■ **Required work**: Take every line from the listing below that contains "Output".

■ **Data lines**:

## Begin

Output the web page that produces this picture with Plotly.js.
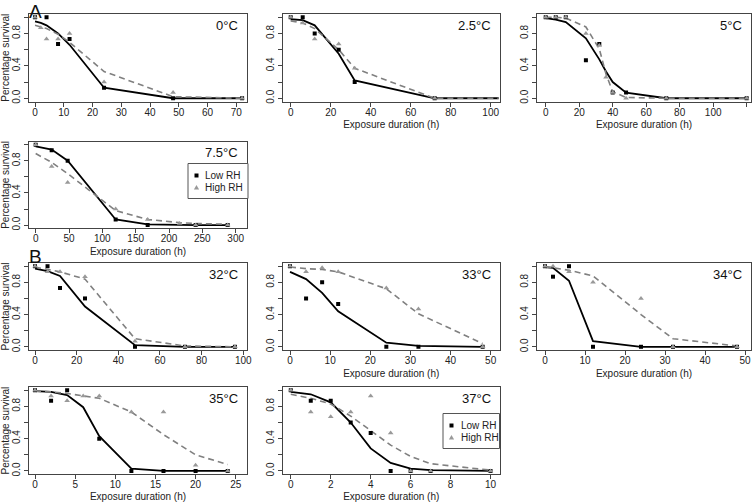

## End
## Begin

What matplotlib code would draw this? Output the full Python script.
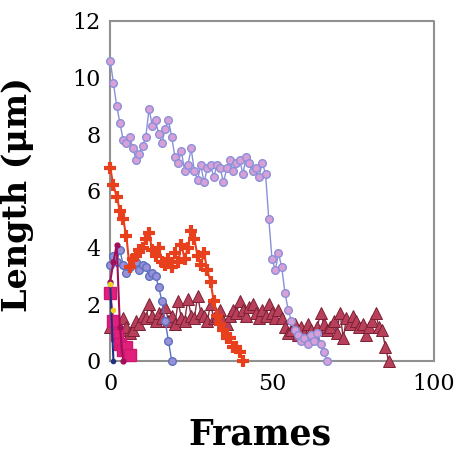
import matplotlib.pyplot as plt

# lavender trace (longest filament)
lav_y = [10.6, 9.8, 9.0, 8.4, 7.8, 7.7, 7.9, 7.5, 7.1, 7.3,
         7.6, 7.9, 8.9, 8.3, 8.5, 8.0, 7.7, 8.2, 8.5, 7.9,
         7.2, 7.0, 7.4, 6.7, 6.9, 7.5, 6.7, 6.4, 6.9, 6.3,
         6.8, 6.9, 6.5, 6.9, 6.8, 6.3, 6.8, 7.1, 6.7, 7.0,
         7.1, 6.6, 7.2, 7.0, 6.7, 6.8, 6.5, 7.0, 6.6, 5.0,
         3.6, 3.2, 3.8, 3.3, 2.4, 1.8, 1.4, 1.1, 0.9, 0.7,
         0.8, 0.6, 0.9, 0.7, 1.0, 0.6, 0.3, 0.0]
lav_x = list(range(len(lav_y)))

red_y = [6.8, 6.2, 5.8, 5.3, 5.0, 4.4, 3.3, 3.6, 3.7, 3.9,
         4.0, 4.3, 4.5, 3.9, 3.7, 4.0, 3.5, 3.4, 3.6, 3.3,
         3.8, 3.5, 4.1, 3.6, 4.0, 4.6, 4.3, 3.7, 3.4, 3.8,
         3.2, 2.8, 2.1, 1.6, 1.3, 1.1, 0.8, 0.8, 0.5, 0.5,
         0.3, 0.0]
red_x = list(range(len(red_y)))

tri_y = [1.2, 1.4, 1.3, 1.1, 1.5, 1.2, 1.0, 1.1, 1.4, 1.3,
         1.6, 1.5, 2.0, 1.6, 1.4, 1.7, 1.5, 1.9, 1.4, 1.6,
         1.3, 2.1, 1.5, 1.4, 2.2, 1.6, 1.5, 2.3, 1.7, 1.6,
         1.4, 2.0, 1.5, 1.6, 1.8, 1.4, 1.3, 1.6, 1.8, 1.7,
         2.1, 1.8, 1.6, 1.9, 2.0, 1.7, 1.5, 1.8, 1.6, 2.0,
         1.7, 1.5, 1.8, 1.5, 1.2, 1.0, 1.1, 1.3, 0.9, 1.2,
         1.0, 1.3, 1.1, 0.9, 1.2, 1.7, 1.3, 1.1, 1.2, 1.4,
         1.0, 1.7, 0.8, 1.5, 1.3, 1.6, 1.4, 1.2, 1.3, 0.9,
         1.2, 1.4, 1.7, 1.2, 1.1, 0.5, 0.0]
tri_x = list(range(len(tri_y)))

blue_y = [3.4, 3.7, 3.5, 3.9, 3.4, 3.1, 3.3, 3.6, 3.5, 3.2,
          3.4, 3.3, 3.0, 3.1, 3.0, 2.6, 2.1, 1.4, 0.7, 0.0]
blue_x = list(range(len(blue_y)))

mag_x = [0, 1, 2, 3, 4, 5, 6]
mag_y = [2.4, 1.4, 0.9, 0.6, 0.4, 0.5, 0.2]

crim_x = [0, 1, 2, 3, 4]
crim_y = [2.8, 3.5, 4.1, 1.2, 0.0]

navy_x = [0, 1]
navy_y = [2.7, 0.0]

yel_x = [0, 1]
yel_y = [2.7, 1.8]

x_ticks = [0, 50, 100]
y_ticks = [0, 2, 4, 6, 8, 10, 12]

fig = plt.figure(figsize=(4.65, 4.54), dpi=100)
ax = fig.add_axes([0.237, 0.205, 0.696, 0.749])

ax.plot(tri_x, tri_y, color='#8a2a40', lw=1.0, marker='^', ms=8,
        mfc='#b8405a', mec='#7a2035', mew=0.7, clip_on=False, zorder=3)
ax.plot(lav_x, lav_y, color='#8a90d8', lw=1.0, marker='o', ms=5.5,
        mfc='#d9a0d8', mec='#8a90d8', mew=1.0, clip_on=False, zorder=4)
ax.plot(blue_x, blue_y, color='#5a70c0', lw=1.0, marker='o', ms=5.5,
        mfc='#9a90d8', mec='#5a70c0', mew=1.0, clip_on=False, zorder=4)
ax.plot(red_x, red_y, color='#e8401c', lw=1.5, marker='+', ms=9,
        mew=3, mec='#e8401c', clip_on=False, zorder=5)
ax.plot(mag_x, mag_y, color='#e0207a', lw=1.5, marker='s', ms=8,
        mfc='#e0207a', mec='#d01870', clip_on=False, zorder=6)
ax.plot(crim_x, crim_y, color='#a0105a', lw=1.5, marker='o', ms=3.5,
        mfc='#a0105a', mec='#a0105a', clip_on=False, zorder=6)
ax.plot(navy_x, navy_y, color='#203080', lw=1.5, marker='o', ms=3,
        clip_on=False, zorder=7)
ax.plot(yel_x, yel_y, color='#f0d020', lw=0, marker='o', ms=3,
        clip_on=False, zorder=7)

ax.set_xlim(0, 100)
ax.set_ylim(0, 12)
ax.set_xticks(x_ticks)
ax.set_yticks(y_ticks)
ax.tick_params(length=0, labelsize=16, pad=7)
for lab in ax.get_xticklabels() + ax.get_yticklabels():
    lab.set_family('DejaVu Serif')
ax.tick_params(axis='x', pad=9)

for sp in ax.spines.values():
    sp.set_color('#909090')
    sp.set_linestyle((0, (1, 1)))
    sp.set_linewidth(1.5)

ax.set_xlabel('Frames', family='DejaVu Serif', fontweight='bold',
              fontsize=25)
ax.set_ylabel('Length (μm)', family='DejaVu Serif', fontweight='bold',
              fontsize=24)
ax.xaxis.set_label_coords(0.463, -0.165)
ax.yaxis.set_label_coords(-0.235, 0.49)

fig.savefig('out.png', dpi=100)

## End

■ **Complete answer**:
Output the web page that produces this picture with Plotly.js.
What matplotlib code would draw this? Output the full Python script.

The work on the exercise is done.